THE annual Met Gala is fashion’s equivalent of the Super Bowl. It’s the one red-carpet event of the year where everyone is encouraged to forget about the pretty, tasteful gowns and bland, well-tailored tuxes that dominate awards show red carpets.
At the Met Gala, a benefit for the Metropolitan Museum of Art’s Costume Institute at which every attendee has to be personally approved by Vogue editor Anna Wintour, you go big or you go home.
No little black dresses; no nude strapless sheaths. Your dress needs to light up, or require its own train carriers. Forget utilitarian questions about whether the clothes are flattering. The Met Gala is about celebrating fashion as an art form, so the attendees’ clothes should double as art.
And, as at the Super Bowl, every year has winners and losers. Not everyone can pull off fashion as art; and not many people try. The few that do are winners.
For the past two years that she’s attended the Met Gala, Rihanna has been a winner. (She didn’t attend in 2016, when she was on tour.) Actually, she’s been the winner.
There was 2015, when she arrived in a flowing yellow fur cape from Chinese couturist Guo Pei. The look instantly became iconic; Vanity Fair declared it the year’s “red carpet-winning dress”.
STOLE THE SHOW
And this year, Rihanna stole the show in a sculptural petal-covered confection from Comme des Garçons’ 2017 couture line.
Part of what makes Rihanna so consistently great with clothes is that she plays with them. She’s not worried about what will be flattering, and what will be tasteful and what will be too avant-garde: She just puts together textures and colours and ideas and lets them play off one another.
You almost never see her in one of the pretty-but-dull gowns that are so ubiquitous on most red carpets. Instead, she’ll wear pajamas in public, and she’ll make it work, work, work, work, work.
She’ll wear an almost completely sheer gown covered in Swarovski crystals to receive a major fashion award, and its classic Josephine Baker shape juxtaposed with the transparency will make it everyone’s favourite look of the year.
And at the Met Ball, she works with exaggerated shapes. The long, elegant sweep of her 2015 cape suggested a mystery of what was underneath it, and its exaggerated length walked right up to the point of winking parody.
The sculptural absurdity of this year’s look bears no resemblance to a human body. And Rihanna knows it! She’s in on the joke; she’s having fun!
She knows how to work with a theme.
CHINESE AESTHETICS
In 2015, the Met Gala’s theme was “China: Through the Looking Glass”. The central exhibit that year was about the impact of Chinese aesthetics on Western fashion, and the theme manifested itself on the red carpet as a lot of mildly Orientalist outfits. There were Chinese dragons embroidered on Balmain blazers and Versace gowns; there were China doll purses and kimono-inspired gowns (kimonos are Japanese).

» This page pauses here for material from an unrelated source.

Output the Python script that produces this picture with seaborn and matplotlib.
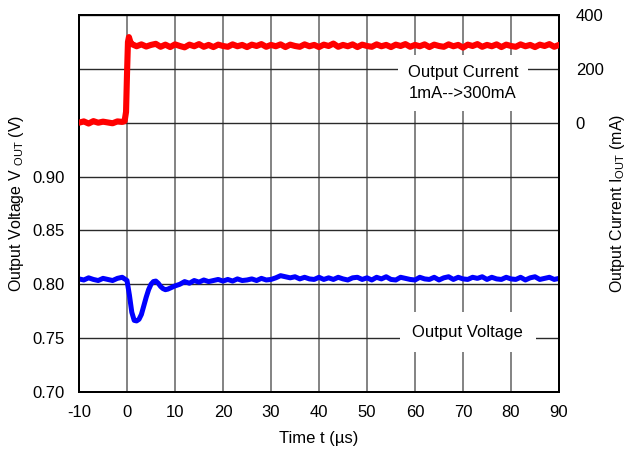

Rihanna, however, made the bold choice of actually working with a Chinese designer for the event. It was a deliberate, thoughtful, well-informed decision.
“I was researching Chinese couture on the Internet and I found it,” she told Vanity Fair of her gown. “It’s handmade by one Chinese woman, and it took her two years to make.”
The Chinese woman who made the gown is Guo Pei, China’s great couture designer, sometimes described as China’s “first ‘homegrown’ master couturier”. Guo works with a specifically Chinese visual vernacular, one that incorporates Western elements with post-modern élan in what curator Andrew Bolton calls “auto-Orientalism”.
So when Rihanna wore Guo Pei to the Met Ball, she wasn’t only wearing the look of the night; she was playing off the evening’s theme in a way that avoided the clichéd appropriation performed by so many other attendees. She embraced the cultural fusion of Chinese and Western fashion as it’s being performed today, by someone who actually understands Chinese fashion.
COMME DES GARÇONS
And this year, the event honoured Rei Kawakubo, the legendary Japanese designer behind Comme des Garçons, who pioneered the idea of sculptural fashion that plays with our ideas about the limits of the body. Attendees were asked to dress on the theme of “avant-garde”, and for some, that seemed to mean “classic Chanel with a ruffle and a sheer panel”, or “Liz Taylor circa 1969”.
But Rihanna wore an actual Comme des Garçons dress, and she didn’t play it safe with one of the easy-to-wear, red-carpet-ready numbers. She was asked to go avant-garde, and she brought it. Her gown is designed to bulge strangely; to conceal its wearer’s famous body; to turn everything into an unexpected riot of colour and shapes and textures.
It is, in short, nothing like what you’d expect to see on a traditional red carpet, and that — and the fact that Rihanna has the style and the attitude to wear it so well — is what makes it a Met Gala winner.